I have never taken pills, I do not believe they are good for you.
I have had alcohol, but not for self-destruction, but because I like being rebellious. "Rebellious"
I have smoked, but for the same reason as alcohol. It feels good.
I have never really broken down.
I lie about these things to make you scared.
Do you understand? Lies, lies, lies, truth.
Everything I wanted to be true... Became the truth. So I will do that now. Everything I want... Will be.
I've lied about my life. My thoughts. Everything, because I love writing, I love pretending, I love fantasy.
I am not depressed, a self-harmer, and I am not lonely, because I am surrounded by people who love me....
This is what's real.
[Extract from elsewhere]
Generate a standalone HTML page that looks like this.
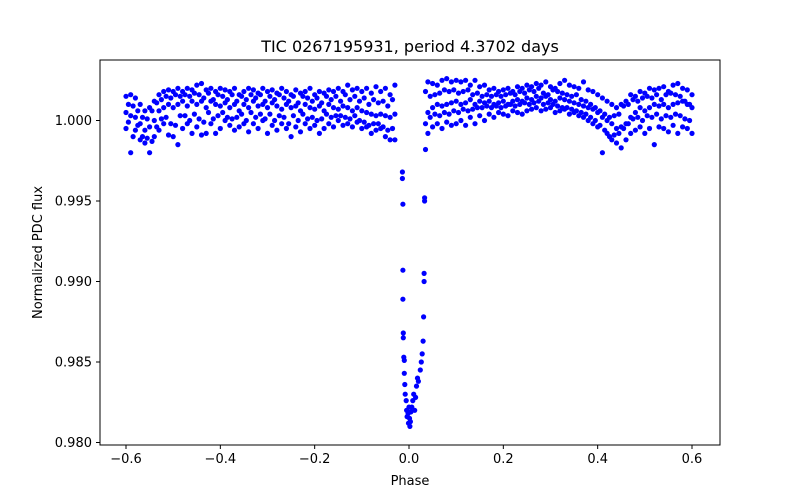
<!DOCTYPE html>
<html><head><meta charset="utf-8"><style>
body{margin:0;background:#fff}
svg{display:block;font-family:"DejaVu Sans","Liberation Sans",sans-serif}
</style></head><body>
<svg id="chart" width="800" height="500" viewBox="0 0 800 500"></svg>
<script>
const phases=[-0.60,-0.59,-0.58,-0.57,-0.56,-0.55,-0.54,-0.53,-0.52,-0.51,-0.50,-0.49,-0.48,-0.47,-0.46,-0.45,-0.44,-0.43,-0.42,-0.41,-0.40,-0.39,-0.38,-0.37,-0.36,-0.35,-0.34,-0.33,-0.32,-0.31,-0.30,-0.29,-0.28,-0.27,-0.26,-0.25,-0.24,-0.23,-0.22,-0.21,-0.20,-0.19,-0.18,-0.17,-0.16,-0.15,-0.14,-0.13,-0.12,-0.11,-0.10,-0.09,-0.08,-0.07,-0.06,-0.05,-0.04,-0.03,
0.04,0.05,0.06,0.07,0.08,0.09,0.10,0.11,0.12,0.13,0.14,0.15,0.16,0.17,0.18,0.19,0.20,0.21,0.22,0.23,0.24,0.25,0.26,0.27,0.28,0.29,0.30,0.31,0.32,0.33,0.34,0.35,0.36,0.37,0.38,0.39,0.40,0.41,0.42,0.43,0.44,0.45,0.46,0.47,0.48,0.49,0.50,0.51,0.52,0.53,0.54,0.55,0.56,0.57,0.58,0.59,0.60];
const fluxHigh=[1.0015,1.0016,1.0014,1.0010,1.0006,1.0008,1.0012,1.0016,1.0018,1.0019,1.0018,1.0020,1.0018,1.0020,1.0019,1.0022,1.0023,1.0019,1.0020,1.0018,1.0020,1.0019,1.0018,1.0020,1.0016,1.0018,1.0020,1.0019,1.0017,1.0020,1.0018,1.0019,1.0017,1.0020,1.0018,1.0016,1.0019,1.0017,1.0018,1.0020,1.0016,1.0018,1.0017,1.0019,1.0018,1.0020,1.0018,1.0022,1.0019,1.0020,1.0018,1.0020,1.0017,1.0021,1.0018,1.0020,1.0016,1.0022,
1.0024,1.0023,1.0022,1.0025,1.0026,1.0024,1.0025,1.0024,1.0025,1.0022,1.0025,1.0021,1.0022,1.0019,1.0020,1.0018,1.0019,1.0020,1.0018,1.0021,1.0020,1.0022,1.0021,1.0023,1.0022,1.0024,1.0021,1.0020,1.0023,1.0025,1.0022,1.0021,1.0020,1.0024,1.0019,1.0018,1.0016,1.0014,1.0012,1.0010,1.0008,1.0010,1.0012,1.0016,1.0015,1.0018,1.0017,1.0020,1.0019,1.0020,1.0021,1.0018,1.0022,1.0023,1.0020,1.0019,1.0016];
const fluxMid=[1.0005,1.0003,1.0002,0.9998,0.9994,0.9996,1.0000,1.0006,1.0008,1.0010,1.0008,1.0010,1.0012,1.0009,1.0012,1.0010,1.0012,1.0008,1.0012,1.0010,1.0009,1.0011,1.0008,1.0010,1.0006,1.0010,1.0008,1.0012,1.0009,1.0010,1.0008,1.0011,1.0009,1.0007,1.0010,1.0008,1.0009,1.0006,1.0010,1.0008,1.0007,1.0009,1.0006,1.0010,1.0008,1.0007,1.0009,1.0008,1.0006,1.0008,1.0006,1.0005,1.0004,1.0003,1.0004,1.0003,1.0002,1.0004,
1.0005,1.0008,1.0010,1.0009,1.0010,1.0011,1.0012,1.0010,1.0011,1.0013,1.0010,1.0012,1.0011,1.0012,1.0010,1.0011,1.0012,1.0010,1.0012,1.0013,1.0012,1.0014,1.0013,1.0015,1.0014,1.0015,1.0013,1.0012,1.0014,1.0013,1.0012,1.0011,1.0010,1.0009,1.0008,1.0007,1.0005,1.0002,1.0000,0.9998,0.9995,0.9996,0.9998,1.0002,1.0005,1.0008,1.0006,1.0008,1.0010,1.0009,1.0010,1.0008,1.0010,1.0011,1.0012,1.0010,1.0008];
const fluxLow=[0.9995,0.9980,0.9994,0.9988,0.9986,0.9980,0.9990,0.9994,0.9998,0.9991,0.9990,0.9985,0.9995,0.9998,0.9992,0.9996,0.9991,0.9992,0.9998,0.9992,0.9995,1.0000,0.9997,0.9994,0.9996,0.9998,0.9993,0.9998,0.9995,1.0000,0.9992,0.9997,0.9994,0.9998,0.9995,0.9990,0.9996,0.9993,0.9998,0.9995,0.9997,0.9992,0.9995,0.9998,0.9996,1.0000,0.9997,0.9998,0.9996,0.9999,0.9995,0.9996,0.9992,0.9994,0.9995,0.9990,0.9988,0.9988,
0.9992,0.9996,0.9998,0.9995,0.9999,0.9997,0.9998,1.0000,0.9997,1.0002,0.9998,1.0003,1.0000,1.0004,1.0002,1.0005,1.0004,1.0003,1.0006,1.0005,1.0004,1.0006,1.0007,1.0008,1.0006,1.0007,1.0008,1.0005,1.0006,1.0007,1.0004,1.0005,1.0003,1.0002,1.0000,0.9998,0.9996,0.9980,0.9992,0.9988,0.9986,0.9983,0.9988,0.9992,0.9994,0.9996,0.9992,0.9995,0.9985,0.9996,0.9995,0.9993,0.9997,0.9992,0.9996,0.9995,0.9992];
const phasesB=[-0.595,-0.585,-0.575,-0.565,-0.555,-0.545,-0.535,-0.525,-0.515,-0.505,-0.495,-0.485,-0.475,-0.465,-0.455,-0.445,-0.435,-0.425,-0.415,-0.405,-0.395,-0.385,-0.375,-0.365,-0.355,-0.345,-0.335,-0.325,-0.315,-0.305,-0.295,-0.285,-0.275,-0.265,-0.255,-0.245,-0.235,-0.225,-0.215,-0.205,-0.195,-0.185,-0.175,-0.165,-0.155,-0.145,-0.135,-0.125,-0.115,-0.105,-0.095,-0.085,-0.075,-0.065,-0.055,-0.045,-0.035,
0.035,0.045,0.055,0.065,0.075,0.085,0.095,0.105,0.115,0.125,0.135,0.145,0.155,0.165,0.175,0.185,0.195,0.205,0.215,0.225,0.235,0.245,0.255,0.265,0.275,0.285,0.295,0.305,0.315,0.325,0.335,0.345,0.355,0.365,0.375,0.385,0.395,0.405,0.415,0.425,0.435,0.445,0.455,0.465,0.475,0.485,0.495,0.505,0.515,0.525,0.535,0.545,0.555,0.565,0.575,0.585,0.595];
const fluxB1=[1.0010,1.0009,1.0006,1.0002,1.0001,1.0006,1.0011,1.0013,1.0015,1.0014,1.0016,1.0015,1.0016,1.0015,1.0017,1.0016,1.0014,1.0017,1.0013,1.0016,1.0015,1.0013,1.0016,1.0012,1.0015,1.0013,1.0016,1.0014,1.0016,1.0012,1.0015,1.0013,1.0016,1.0014,1.0012,1.0015,1.0011,1.0015,1.0014,1.0012,1.0014,1.0011,1.0015,1.0013,1.0015,1.0012,1.0016,1.0013,1.0015,1.0012,1.0014,1.0010,1.0013,1.0011,1.0012,1.0009,1.0013,
1.0018,1.0015,1.0016,1.0017,1.0019,1.0018,1.0019,1.0017,1.0018,1.0019,1.0016,1.0017,1.0015,1.0016,1.0015,1.0016,1.0015,1.0016,1.0017,1.0016,1.0018,1.0017,1.0019,1.0018,1.0020,1.0017,1.0016,1.0019,1.0018,1.0017,1.0016,1.0015,1.0016,1.0013,1.0012,1.0010,1.0008,1.0006,1.0004,1.0002,1.0003,1.0004,1.0009,1.0010,1.0013,1.0012,1.0014,1.0015,1.0014,1.0016,1.0013,1.0016,1.0017,1.0016,1.0015,1.0012,1.0010];
const fluxB2=[0.9999,0.9990,0.9997,0.9990,0.9989,0.9987,0.9996,1.0001,1.0002,0.9998,0.9997,1.0003,1.0003,1.0000,1.0004,1.0001,0.9999,1.0005,1.0001,1.0003,1.0005,1.0002,1.0001,1.0002,1.0004,1.0000,1.0005,1.0002,1.0004,1.0001,1.0004,1.0000,1.0003,1.0002,0.9998,1.0003,1.0000,1.0004,1.0001,1.0002,1.0000,1.0001,1.0004,1.0002,1.0003,1.0003,1.0002,1.0001,1.0003,1.0000,0.9999,0.9997,0.9998,0.9998,0.9996,0.9994,0.9995,
0.9998,1.0002,1.0004,1.0003,1.0005,1.0004,1.0006,1.0005,1.0007,1.0006,1.0007,1.0008,1.0008,1.0009,1.0008,1.0009,1.0008,1.0009,1.0010,1.0009,1.0010,1.0011,1.0010,1.0011,1.0012,1.0010,1.0011,1.0010,1.0009,1.0008,1.0008,1.0007,1.0006,1.0005,1.0004,1.0002,1.0000,0.9997,0.9994,0.9990,0.9991,0.9992,0.9995,0.9998,1.0001,1.0002,1.0000,1.0003,1.0002,1.0004,1.0001,1.0003,1.0002,1.0004,1.0003,1.0001,1.0000];
const transitPhase=[-0.014,-0.014,-0.013,-0.013,-0.013,-0.012,-0.012,-0.011,-0.010,-0.010,-0.009,-0.008,-0.006,-0.005,-0.004,-0.002,-0.001,0.000,0.001,0.002,0.003,0.004,0.006,0.008,0.010,0.012,0.014,0.016,0.018,0.020,0.024,0.026,0.028,0.030,0.031,0.032,0.032,0.033,0.033,0.035];
const transitFlux=[0.9968,0.9964,0.9948,0.9907,0.9889,0.9868,0.9865,0.9853,0.9851,0.9843,0.9836,0.9830,0.9826,0.9820,0.9816,0.9818,0.9812,0.9822,0.9815,0.9810,0.9813,0.9819,0.9822,0.9826,0.9830,0.9820,0.9828,0.9835,0.9840,0.9838,0.9845,0.9850,0.9855,0.9863,0.9878,0.9900,0.9905,0.9950,0.9952,0.9982];
const xTicks=[-0.6,-0.4,-0.2,0.0,0.2,0.4,0.6];
const xTickLabels=["\u22120.6","\u22120.4","\u22120.2","0.0","0.2","0.4","0.6"];
const yTicks=[0.980,0.985,0.990,0.995,1.000];
const yTickLabels=["0.980","0.985","0.990","0.995","1.000"];

const L=100,R=720,T=60,B=445;
const sx=v=>409+(v)*(94.33/0.2);
const sy=v=>120.5+(1.0-v)*(80.5/0.005);
const svg=document.getElementById('chart');
const NS='http://www.w3.org/2000/svg';
function mk(tag,attrs,parent){const e=document.createElementNS(NS,tag);for(const k in attrs)e.setAttribute(k,attrs[k]);(parent||svg).appendChild(e);return e;}

const pts=mk('g',{});


function dot(x,y){const c=mk('circle',{cx:sx(x).toFixed(1),cy:sy(y).toFixed(1),r:2.6,fill:'#0000ff'},pts);

}
[fluxHigh,fluxMid,fluxLow].forEach(arr=>arr.forEach((v,i)=>dot(phases[i],v)));
[fluxB1,fluxB2].forEach(arr=>arr.forEach((v,i)=>dot(phasesB[i],v)));
transitFlux.forEach((v,i)=>dot(transitPhase[i],v));

const frame=mk('rect',{x:L,y:T,width:R-L,height:B-T,fill:'none',stroke:'#000','stroke-width':1});



xTicks.forEach((v,i)=>{const x=sx(v);
const t=mk('line',{x1:x,y1:B,x2:x,y2:B+4,stroke:'#000'});


const l=mk('text',{x:x,y:B+18,'text-anchor':'middle','font-size':'13'});l.textContent=xTickLabels[i];

});
yTicks.forEach((v,i)=>{const y=sy(v);
const t=mk('line',{x1:L-4,y1:y,x2:L,y2:y,stroke:'#000'});


const l=mk('text',{x:L-8,y:y+4.5,'text-anchor':'end','font-size':'13'});l.textContent=yTickLabels[i];

});

const title=mk('text',{x:(L+R)/2,y:52,'text-anchor':'middle','font-size':'16'});title.textContent='TIC 0267195931, period 4.3702 days';


const xt=mk('text',{x:(L+R)/2,y:485,'text-anchor':'middle','font-size':'13'});xt.textContent='Phase';


const yt=mk('text',{x:0,y:0,'text-anchor':'middle','font-size':'13',transform:'translate(42,'+((T+B)/2)+') rotate(-90)'});yt.textContent='Normalized PDC flux';


</script>
</body></html>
I feel trapped in between minds, but this is what's true...
I am vaguely sad right now.....
They left me. The two of them left me, and I don't know where they are right now. Their names are resonating in my head.
They'll be back. They will. For now, I will pretend to be normal, pretend that this is the life I have lived for thirteen years.
I"ll pretend I've never seen the stars the way I have.
What is reality? Perception... And I am translating this, controlling it, seceding into myself.
Just wait, Veronica. They'll be back to take you away, soon... You'll be fine.